Just got it, part 4

I saw Dead Men Don’t Wear Plaid when it came out in 1982. In it, Steve Martin, as a 1940’s-era film noir private eye, is cleverly intercut with scenes from actual film noir classics from the 30’s, 40’s, and 50’s.

At one point he visits Burt Lancaster in a scene from The Killers and finds him apparently hungover, so offers to make him a cup of his “famous java.” He goes to the kitchen, gets a saucepan, and shakes coffee grounds into it from a bag. He shakes and shakes and shakes and shakes and it goes on so long it becomes hilarious.

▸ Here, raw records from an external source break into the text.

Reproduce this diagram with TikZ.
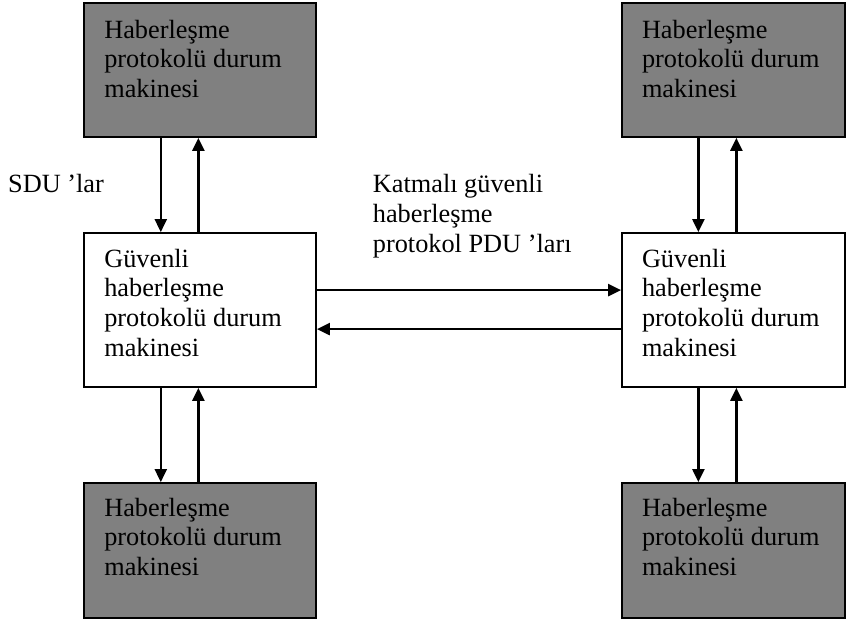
\documentclass[tikz,border=0pt]{standalone}
\usepackage{fontspec}
\setmainfont{Liberation Serif}
\usetikzlibrary{arrows.meta}
\definecolor{machinegray}{HTML}{808080}
\tikzset{
  box/.style={draw=black, line width=1.8pt, rectangle, inner sep=0pt},
  darkbox/.style={box, fill=machinegray},
  lightbox/.style={box, fill=white},
  txt/.style={anchor=base west, inner sep=0pt, font=\fontsize{26.3}{29.8}\selectfont},
  arr/.style={line width=2.4pt, -{Triangle[length=13pt,width=12pt]}}
}
\newcommand{\boxtext}[1]{\parbox[t]{240pt}{\raggedright #1}}
\begin{document}
\begin{tikzpicture}[x=1pt,y=1pt]
\useasboundingbox (0,0) rectangle (846,623);

% left column of state machines
\node[darkbox,  minimum width=232pt, minimum height=134pt] (tl) at (200,553) {};
\node[lightbox, minimum width=232pt, minimum height=154pt] (ml) at (200,313) {};
\node[darkbox,  minimum width=232pt, minimum height=135pt] (bl) at (200,72.5) {};

% right column of state machines
\node[darkbox,  minimum width=223pt, minimum height=134pt] (tr) at (733.5,553) {};
\node[lightbox, minimum width=223pt, minimum height=154pt] (mr) at (733.5,313) {};
\node[darkbox,  minimum width=223pt, minimum height=135pt] (br) at (733.5,72.5) {};

% box texts
\node[txt] (tltext) at ([xshift=21pt,yshift=-36pt]tl.north west) {\boxtext{Haberleşme\\protokolü durum\\makinesi}};
\node[txt] (mltext) at ([xshift=21pt,yshift=-35pt]ml.north west) {\boxtext{Güvenli\\haberleşme\\protokolü durum\\makinesi}};
\node[txt] (bltext) at ([xshift=21pt,yshift=-34pt]bl.north west) {\boxtext{Haberleşme\\protokolü durum\\makinesi}};
\node[txt] (trtext) at ([xshift=20.7pt,yshift=-36pt]tr.north west) {\boxtext{Haberleşme\\protokolü durum\\makinesi}};
\node[txt] (mrtext) at ([xshift=20.7pt,yshift=-35pt]mr.north west) {\boxtext{Güvenli\\haberleşme\\protokolü durum\\makinesi}};
\node[txt] (brtext) at ([xshift=20.7pt,yshift=-34pt]br.north west) {\boxtext{Haberleşme\\protokolü durum\\makinesi}};

% free labels
\node[txt] (sdu) at (8,430) {SDU ’lar};
\node[txt] (pdu) at (372.7,430) {\boxtext{Katmalı güvenli\\haberleşme\\protokol PDU ’ları}};

% vertical links, left
\draw[arr] ([xshift=77.7pt]tl.south west) -- ([xshift=77.7pt]ml.north west);
\draw[arr] ([xshift=115.3pt]ml.north west) -- ([xshift=115.3pt]tl.south west);
\draw[arr] ([xshift=77.7pt]ml.south west) -- ([xshift=77.7pt]bl.north west);
\draw[arr] ([xshift=115.3pt]bl.north west) -- ([xshift=115.3pt]ml.south west);

% vertical links, right
\draw[arr] ([xshift=77.3pt]tr.south west) -- ([xshift=77.3pt]mr.north west);
\draw[arr] ([xshift=115.3pt]mr.north west) -- ([xshift=115.3pt]tr.south west);
\draw[arr] ([xshift=77.3pt]mr.south west) -- ([xshift=77.3pt]br.north west);
\draw[arr] ([xshift=115.3pt]br.north west) -- ([xshift=115.3pt]mr.south west);

% horizontal links between the two middle machines
\draw[arr] ([yshift=-58pt]ml.north east) -- ([yshift=-58pt]mr.north west);
\draw[arr] ([yshift=-97pt]mr.north west) -- ([yshift=-97pt]ml.north east);
\end{tikzpicture}
\end{document}
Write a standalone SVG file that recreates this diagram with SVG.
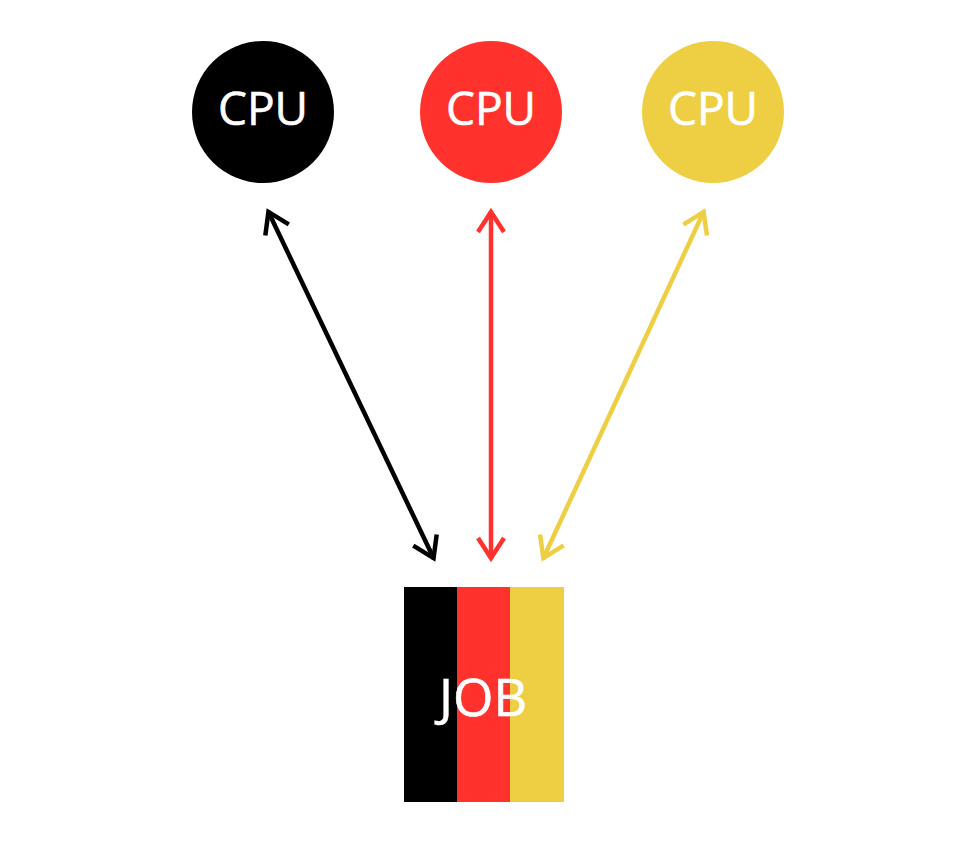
<svg xmlns="http://www.w3.org/2000/svg" width="960" height="844" viewBox="0 0 960 844">
<defs>
<style>
.lbl{font-family:"Open Sans","Noto Sans",sans-serif;fill:#fff;text-anchor:middle;stroke:#fff;stroke-width:0.6}
.cpu{font-size:46px}
.job{font-size:52px}
.conn{fill:none;stroke-width:4.5}
</style>
<marker id="ak" viewBox="0 0 28 32" refX="24" refY="16" markerWidth="28" markerHeight="32" orient="auto-start-reverse" markerUnits="userSpaceOnUse"><path d="M3,3 L23,16 L3,29" fill="none" stroke="#000" stroke-width="4.5" stroke-linejoin="miter"/></marker>
<marker id="ar" viewBox="0 0 28 32" refX="24" refY="16" markerWidth="28" markerHeight="32" orient="auto-start-reverse" markerUnits="userSpaceOnUse"><path d="M3,3 L23,16 L3,29" fill="none" stroke="#ff322e" stroke-width="4.5" stroke-linejoin="miter"/></marker>
<marker id="ay" viewBox="0 0 28 32" refX="24" refY="16" markerWidth="28" markerHeight="32" orient="auto-start-reverse" markerUnits="userSpaceOnUse"><path d="M3,3 L23,16 L3,29" fill="none" stroke="#eecf44" stroke-width="4.5" stroke-linejoin="miter"/></marker>
</defs>
<rect width="960" height="844" fill="#fff"/>
<g id="cpu1"><circle cx="263" cy="112" r="71" fill="#000"/><text class="lbl cpu" x="263" y="125">CPU</text></g>
<g id="cpu2"><circle cx="491" cy="112" r="71" fill="#ff322e"/><text class="lbl cpu" x="491" y="125">CPU</text></g>
<g id="cpu3"><circle cx="713" cy="112" r="71" fill="#eecf44"/><text class="lbl cpu" x="713" y="125">CPU</text></g>
<g id="job"><rect x="404" y="587" width="53" height="215" fill="#000"/><rect x="457" y="587" width="53" height="215" fill="#ff322e"/><rect x="510" y="587" width="54" height="215" fill="#eecf44"/><text class="lbl job" x="483" y="716">JOB</text></g>
<g id="connectors">
<line class="conn" x1="268" y1="211" x2="434" y2="559" stroke="#000" marker-start="url(#ak)" marker-end="url(#ak)"/>
<line class="conn" x1="491" y1="211" x2="491" y2="559" stroke="#ff322e" marker-start="url(#ar)" marker-end="url(#ar)"/>
<line class="conn" x1="704" y1="211" x2="543" y2="559" stroke="#eecf44" marker-start="url(#ay)" marker-end="url(#ay)"/>
</g>
</svg>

Finally he tosses in two whole eggs, breaking them open with a fork and stirring them into the coffee grounds, shells and all.

I always thought that the eggs were a bizarre little comic button on the coffee-making sequence. He stirs whole eggs into coffee grounds, haha, the weirdo! But as I learned just recently, this is in fact a common practice in some places.

What’s more, this is often referred to as “Swedish coffee,” and Burt Lancaster’s character in The Killers is “Swede Anderson.” I get it now!

(Previously.)

Just got it, part 3


I’m fifty-one, and I’ve read A Visit From St. Nicholas nearly every Christmas Eve my whole life. But it’s only this year that I finally realized that “his droll little mouth was drawn up like a bow” refers to a smile, because that’s the shape of an archer’s bow, and does not refer to some sort of concentration pucker, looking like a bow you wrap gifts with. (Previously.)

Just got it, part 2

Seven years ago I wrote about belatedly getting the joke behind “born lever-puller,” Gnip Gnop, and “Fargo North, Decoder.” I wrote:

Can’t help wondering what long-overdue realization is next…

I now have an answer. Just a couple of days ago I finally “got” the name of Keebler’s E.L. Fudge cookies.


Just got it


Ringo: Hey, I wonder what’ll happen if I pull this lever?
Old Fred: Oh, you mustn’t do that, now.
Ringo: Can’t help it, I’m a born lever-puller.

This quote comes near the beginning of Yellow Submarine, which I have seen dozens of times since age eight or so. I’ve been a Beatles fan for about as long.

Ringo pronounces lever with a long “e” (rhymes with Tom Seaver). It only just now occurred to me that this is a pun: Ringo is a born Liverpool-er.

This breaks my previous record of not realizing for about twenty years (mid-70’s to mid-90’s) that Gnip Gnop was Ping Pong spelled backwards — which in turn displaced ten or so years of not getting the gag behind Fargo North, Decoder.